Anthropic vs OpenAI — The Race That Defines the Decade
Five years ago, Dario Amodei and a group of researchers left OpenAI and founded Anthropic on a simple thesis: that building safe, reliable AI required a different approach than the one OpenAI was taking. For most of that five years, Anthropic was the principled underdog — smaller, slower to monetize, more cautious about deployment.
That narrative is now obsolete.
At $900 billion, Anthropic would surpass OpenAI's $852 billion valuation and become the most valuable private AI company in the world. Its revenue trajectory is comparable to OpenAI's — which has surpassed $25 billion in annualized revenue and is also targeting a 2026 IPO. The two companies are now effectively matched in scale, infrastructure commitments, and investor appetite.
The competitive dynamic between them is the most consequential rivalry in technology right now. OpenAI has ChatGPT, the consumer brand that defined the category. Anthropic has Claude, which has won the enterprise — particularly in coding and professional workflows. Both are racing toward public markets. Both are securing tens of billions in compute infrastructure. Both are building toward models that operate autonomously across complex, multi-step tasks.
The decade-defining question isn't which one wins. It's whether the market they're both building is large enough to support two near-trillion dollar companies simultaneously. Based on current revenue trajectories, the answer may be yes.
What a $900 Billion Valuation Actually Means
Pull back from the numbers for a moment and consider what this valuation signals about the broader AI market.
A $900 billion private valuation — before an IPO, before full public market price discovery — implies that sophisticated institutional investors believe Anthropic will be worth significantly more than that as a public company. You don't pay $900 billion for a private stake in a company you think will IPO at $950 billion. You pay it because you believe the public market will ultimately value it at $1.5 trillion, $2 trillion, or beyond.

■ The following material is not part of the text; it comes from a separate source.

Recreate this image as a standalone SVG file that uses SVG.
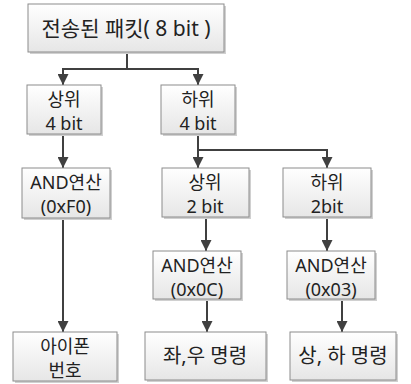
<svg xmlns="http://www.w3.org/2000/svg" width="411" height="384" viewBox="0 0 411 384">
<defs>
<linearGradient id="g" x1="0" y1="0" x2="0" y2="1">
<stop offset="0" stop-color="#ffffff"/>
<stop offset="1" stop-color="#e6e6e6"/>
</linearGradient>
<marker id="arr" markerWidth="11" markerHeight="11" viewBox="0 0 11 11" refX="11" refY="5.5" orient="auto" markerUnits="userSpaceOnUse">
<path d="M0,0 L11,5.5 L0,11 z" fill="#404040"/>
</marker>
</defs>
<style>
.box{fill:url(#g);stroke:#8c8c8c;stroke-width:1}
.sh{fill:#d0d0d0}
text{font-family:"Noto Sans","Noto Sans CJK KR",sans-serif;fill:#222;text-anchor:middle}
.t1{font-size:21px}
.t2{font-size:18px}
.t3{font-size:20px}
.t4{font-size:18px}
.c{fill:none;stroke:#404040;stroke-width:2}
</style>
<rect width="411" height="384" fill="#fff"/>
<g id="connectors">
<path class="c" d="M127,52 V69 H63 V85" marker-end="url(#arr)"/>
<path class="c" d="M127,69 H198 V85" marker-end="url(#arr)"/>
<path class="c" d="M63,134 V168" marker-end="url(#arr)"/>
<path class="c" d="M63,218 V332" marker-end="url(#arr)"/>
<path class="c" d="M198,134 V150 V168" marker-end="url(#arr)"/>
<path class="c" d="M198,150 H327 V168" marker-end="url(#arr)"/>
<path class="c" d="M206,217 V251" marker-end="url(#arr)"/>
<path class="c" d="M207,299 V332" marker-end="url(#arr)"/>
<path class="c" d="M327,217 V251" marker-end="url(#arr)"/>
<path class="c" d="M342,299 V332" marker-end="url(#arr)"/>
</g>
<g id="packet">
<rect class="sh" x="30" y="6" width="196" height="48"/>
<rect class="box" x="28" y="4" width="196" height="48"/>
<text class="t1" x="126" y="36">전송된 패킷( 8 bit )</text>
</g>
<g id="upper4">
<rect class="sh" x="29" y="87" width="74" height="49"/>
<rect class="box" x="27" y="85" width="74" height="49"/>
<text class="t2" x="64" y="106">상위</text>
<text class="t2" x="64" y="130">4 bit</text>
</g>
<g id="lower4">
<rect class="sh" x="163" y="87" width="74" height="49"/>
<rect class="box" x="161" y="85" width="74" height="49"/>
<text class="t2" x="198" y="106">하위</text>
<text class="t2" x="198" y="130">4 bit</text>
</g>
<g id="and_f0">
<rect class="sh" x="24" y="170" width="88" height="50"/>
<rect class="box" x="22" y="168" width="88" height="50"/>
<text class="t2" x="66" y="189">AND연산</text>
<text class="t2" x="66" y="213">(0xF0)</text>
</g>
<g id="phone">
<rect class="sh" x="15" y="334" width="104" height="49"/>
<rect class="box" x="13" y="332" width="104" height="49"/>
<text class="t4" x="65" y="353">아이폰</text>
<text class="t4" x="65" y="377">번호</text>
</g>
<g id="upper2">
<rect class="sh" x="164" y="170" width="87" height="49"/>
<rect class="box" x="162" y="168" width="87" height="49"/>
<text class="t2" x="205" y="189">상위</text>
<text class="t2" x="205" y="213">2 bit</text>
</g>
<g id="lower2">
<rect class="sh" x="285" y="170" width="88" height="49"/>
<rect class="box" x="283" y="168" width="88" height="49"/>
<text class="t2" x="327" y="189">하위</text>
<text class="t2" x="327" y="213">2bit</text>
</g>
<g id="and_0c">
<rect class="sh" x="155" y="253" width="88" height="48"/>
<rect class="box" x="153" y="251" width="88" height="48"/>
<text class="t2" x="197" y="272">AND연산</text>
<text class="t2" x="197" y="296">(0x0C)</text>
</g>
<g id="and_03">
<rect class="sh" x="289" y="253" width="88" height="48"/>
<rect class="box" x="287" y="251" width="88" height="48"/>
<text class="t2" x="331" y="272">AND연산</text>
<text class="t2" x="331" y="296">(0x03)</text>
</g>
<g id="lr_cmd">
<rect class="sh" x="147" y="334" width="121" height="48"/>
<rect class="box" x="145" y="332" width="121" height="48"/>
<text class="t3" x="205" y="363">좌,우 명령</text>
</g>
<g id="ud_cmd">
<rect class="sh" x="292" y="334" width="106" height="48"/>
<rect class="box" x="290" y="332" width="106" height="48"/>
<text class="t3" x="343" y="363">상, 하 명령</text>
</g>
</svg>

That belief is grounded in one assumption: that AI is not a technology cycle. It's a platform shift. The kind that happens once or twice in a generation — like the internet, like mobile — where the companies that establish dominant positions in the early years compound into the most valuable enterprises on earth.

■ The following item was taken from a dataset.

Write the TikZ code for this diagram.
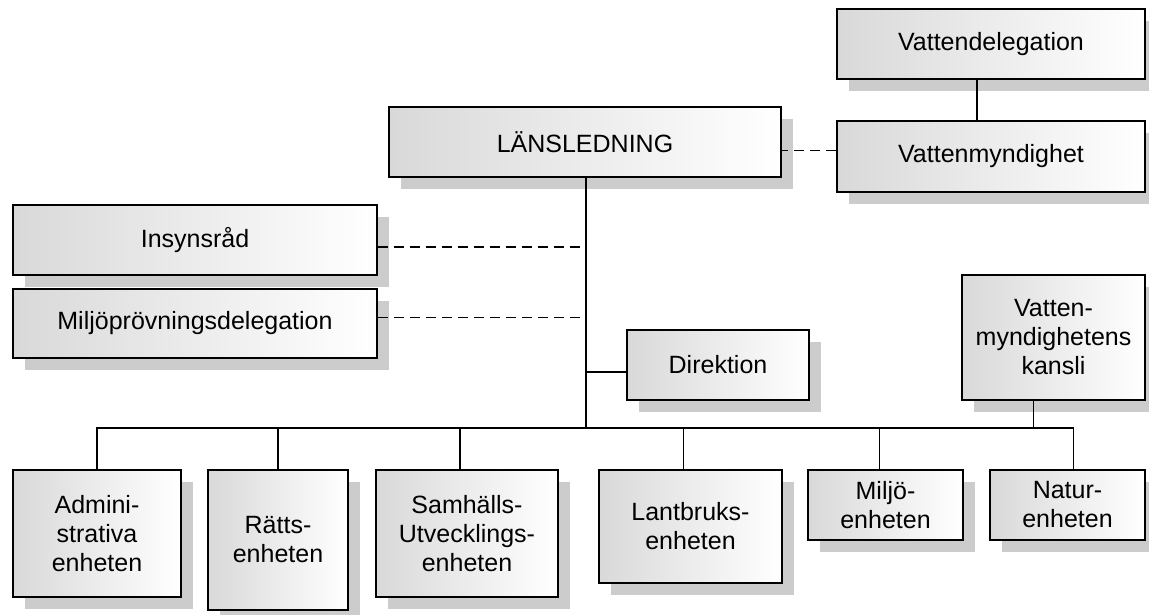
\documentclass[tikz,border=0pt]{standalone}
\usepackage{fontspec}
\setmainfont{Liberation Sans}
\usepackage{tikz}
\usetikzlibrary{shadows}

\tikzset{
  unit/.style = {draw, line width = 1.6pt, rectangle, inner sep = 0pt, align = center,
    left color = black!15, right color = white,
    drop shadow = {shadow xshift = 12pt, shadow yshift = -12pt, fill = black!20, opacity = 1},
    font = \fontsize{25}{29}\selectfont},
  link/.style = {line width = 1.6pt},
  dotlink/.style = {line width = 1.6pt, dash pattern = on 10pt off 6pt}
}

\begin{document}
\begin{tikzpicture} [x = 1pt, y = -1pt]
    \useasboundingbox (0,0) rectangle (1149,614);
    \node [unit, minimum width = 308pt, minimum height = 70pt] (vdel) at (991,44) {Vattendelegation};
    \node [unit, minimum width = 308pt, minimum height = 71pt] (vmyn) at (991,156.5) {Vattenmyndighet};
    \node [unit, minimum width = 392pt, minimum height = 70pt] (lans) at (585,142) {LÄNSLEDNING};
    \node [unit, minimum width = 364pt, minimum height = 70pt] (ins) at (195,240) {Insynsråd};
    \node [unit, minimum width = 364pt, minimum height = 69pt] (mpd) at (195,323.5) {Miljöprövningsdelegation};
    \node [unit, minimum width = 182pt, minimum height = 70pt] (dir) at (718,365) {Direktion};
    \node [unit, minimum width = 183pt, minimum height = 125pt] (vmk) at (1053.5,337.5) {Vatten-\\myndighetens\\kansli};
    \node [unit, minimum width = 168pt, minimum height = 127pt] (adm) at (97,533.5) {Admini-\\strativa\\enheten};
    \node [unit, minimum width = 140pt, minimum height = 140pt] (ratt) at (278,540) {Rätts-\\enheten};
    \node [unit, minimum width = 182pt, minimum height = 127pt] (samh) at (467,533.5) {Samhälls-\\Utvecklings-\\enheten};
    \node [unit, minimum width = 183pt, minimum height = 113pt] (lant) at (690.5,526.5) {Lantbruks-\\enheten};
    \node [unit, minimum width = 155pt, minimum height = 70pt] (milj) at (885.5,505) {Miljö-\\enheten};
    \node [unit, minimum width = 155pt, minimum height = 70pt] (nat) at (1067.5,505) {Natur-\\enheten};
    \coordinate (bar) at (586,428);

    \draw [link] ([xshift = -14pt]vdel.south) -- ([xshift = -14pt]vmyn.north);
    \draw [dotlink] ([yshift = 6pt]vmyn.west) -- ([yshift = 6pt]vmyn.west -| lans.east);
    \draw [link] (lans.south -| bar) -- (bar);
    \draw [dotlink, shorten > = 5pt] ([yshift = -7pt]ins.east) -- ([yshift = -7pt]ins.east -| bar);
    \draw [dotlink, shorten > = 5pt] ([yshift = 6pt]mpd.east) -- ([yshift = 6pt]mpd.east -| bar);
    \draw [link] ([yshift = -7pt]dir.west) -- ([yshift = -7pt]dir.west -| bar);
    \draw [link] (adm.north) |- ([xshift = 6pt]nat.north |- bar) -- ([xshift = 6pt]nat.north);
    \draw [link] (ratt.north) -- (ratt.north |- bar);
    \foreach \n in {samh, lant} {
      \draw [link] ([xshift = -7pt]\n.north) -- ([xshift = -7pt]\n.north |- bar);
    }
    \draw [link] ([xshift = -6pt]milj.north) -- ([xshift = -6pt]milj.north |- bar);
    \draw [link] ([xshift = -20pt]vmk.south) -- ([xshift = -20pt]vmk.south |- bar);
\end{tikzpicture}
\end{document}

The valuation gap between Anthropic today and Anthropic at IPO is a bet on that thesis. So is every dollar going into OpenAI, Google's AI investments, Microsoft's Azure AI buildout, and Meta's $115 billion capex commitment.
The market has made its call. The question now is whether the models, the infrastructure, and the revenue can keep pace with the expectations baked into these numbers. Anthropic's trajectory over the last four months suggests it might.
The board meeting is in May. The IPO could come in October. The most watched company in technology is about to go public — and the price the market puts on it will tell us everything about what the world thinks AI is actually worth.